Angela Benander, Vice President of Advocacy and Corporate Responsibility

Inspiration is a concept often reserved for the arts or more creative professions like graphic design or fashion. But the problem-solving we do for clients at Culloton Strategies often needs to go beyond the typical tools of our profession – we need more than press releases, media pitches and key messages.

To me, creativity means solving problems in a new way, looking at something familiar through an unfamiliar lens. Some of the best work we do in this field includes some spark of inspiration, often from an unusual place.

The summer months of 1994 were my last weeks of relative freedom before I left for college. Along with hours of MTV, there were three HBO movies that seemed to be on infinite loop in our blue-carpeted TV room with the ancient sectional: Fried Green Tomatoes, Showdown in Little Tokyo starring the recently deceased Brandon Lee, and Working Girl.

Setting aside the fact that I’ve had a raging crush on Harrison Ford since I was a first-grader, I couldn’t get enough of Working Girl that summer. Having grown up in a rural environment, what felt like galaxies away from the Wall Street professionals in the movie, I was fascinated by these characters who wore expensive suits every day, attended catered office parties, and generally seemed very cool and important. Also Tess, played by Melanie Griffith, was desperate to jump class, to leave her blue collar background behind and use the education she’d worked so hard for. As an 18-year-old with no professional connections, I could relate to her desire.

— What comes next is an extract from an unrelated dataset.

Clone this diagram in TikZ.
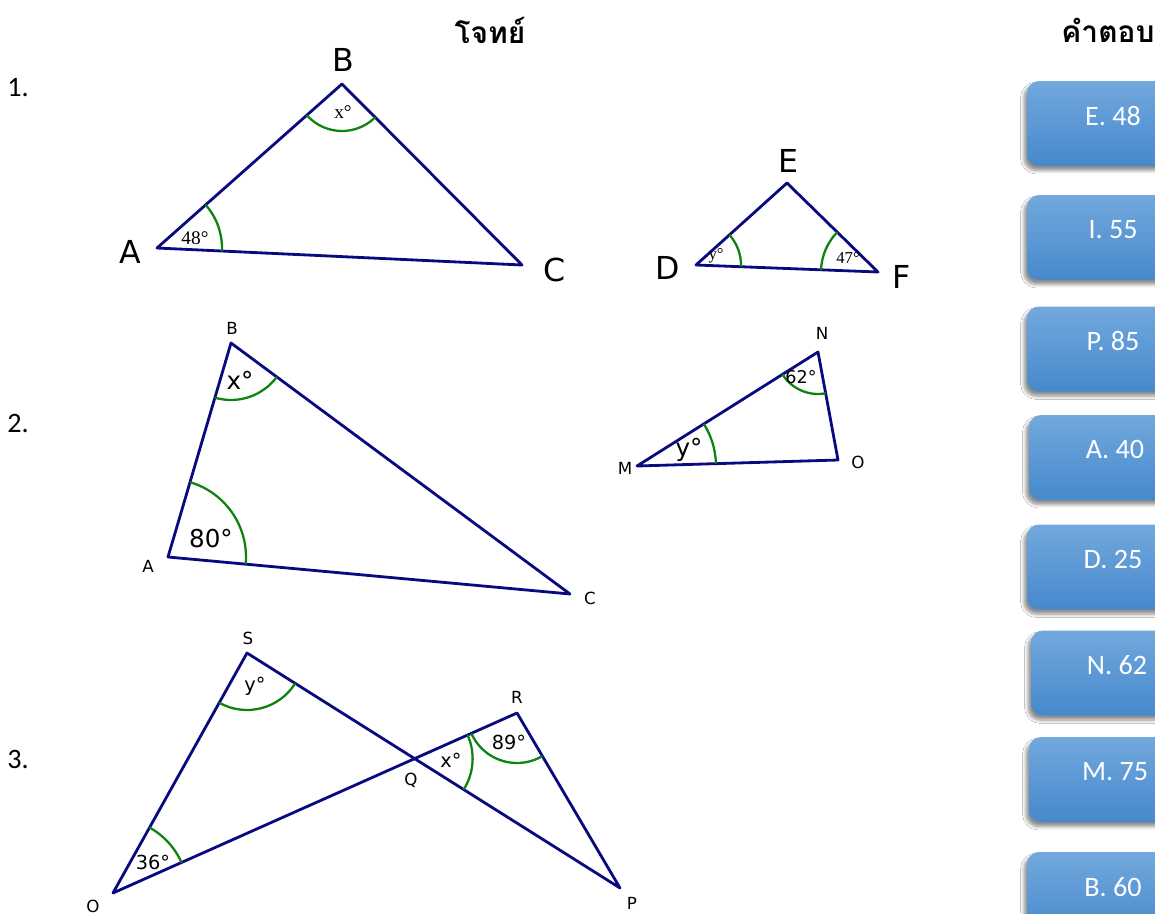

The icy boss character Katherine, played by Sigourney Weaver, ends up stealing one of Tess’ best ideas and passes it off as her own (I wonder what Sheryl Sandberg would have to say about this movie…). At the film’s climax, Tess wins the upper hand when she forces her way into an elevator with the executive she’s trying to pitch and explains precisely how she got the idea for the unorthodox merger she and Harrison Ford are proposing, whipping out clippings from her briefcase:

TESS

This is Forbes. . . . It’s just your basic article about how you were looking to expand into broadcasting. Now the same day . . . I’m reading Page Six of the Post, and there’s this item on Bobby Stein the radio talk show guy. . . . He’s hosting this charity auction that night–real blue bloods. Now I turn the page to Suzy who does the society stuff and there’s this picture of your daughter . . . and she’s helping to organize the charity ball. So I started to think, Trask, radio. Trask, radio. And then I hooked up with Jack, and he came on board with Metro. And so now, here we are.

https:///dramatica.com/articles/working-girl

The big-shot executive Tess and Harrison Ford have been pitching then asks Sigourney Weaver to explain how she came up with the idea to acquire radio stations. Of course, she can’t, Tess is vindicated and rewarded at the end of the movie with a new job in finance, her very own office and an assistant she vows will never have to fetch her coffee. Oh, and Harrison Ford as a boyfriend, which is also a very nice perk.

Most PR professionals read the news and keep up with social media. But my advice is to remember that inspiration and ideas can come from anywhere. The more diverse your reading, media consumption and experiences, the more it can pay off.

Here are some examples of where I’ve personally drawn inspiration in what seemed to be an unrelated work challenge:

  • *TV commercials
  • *A restaurant menu
  • *A conversation about renewable energy with my stepdad
  • *Novels
  • *Radio shows
  • *Walking around the woods in Door County
  • *Creative writing class
  • *Eavesdropping on the El
  • *Articles in The New Yorker
  • *Blogs

 

I firmly believe the more you exercise these “other” parts of your brain, it helps not just solve a problem, it helps you deliver surprising and unique results to your clients.

So, take a lesson from Melanie Griffith – read those gossip pages! (And maybe some Dickens while you’re at it.)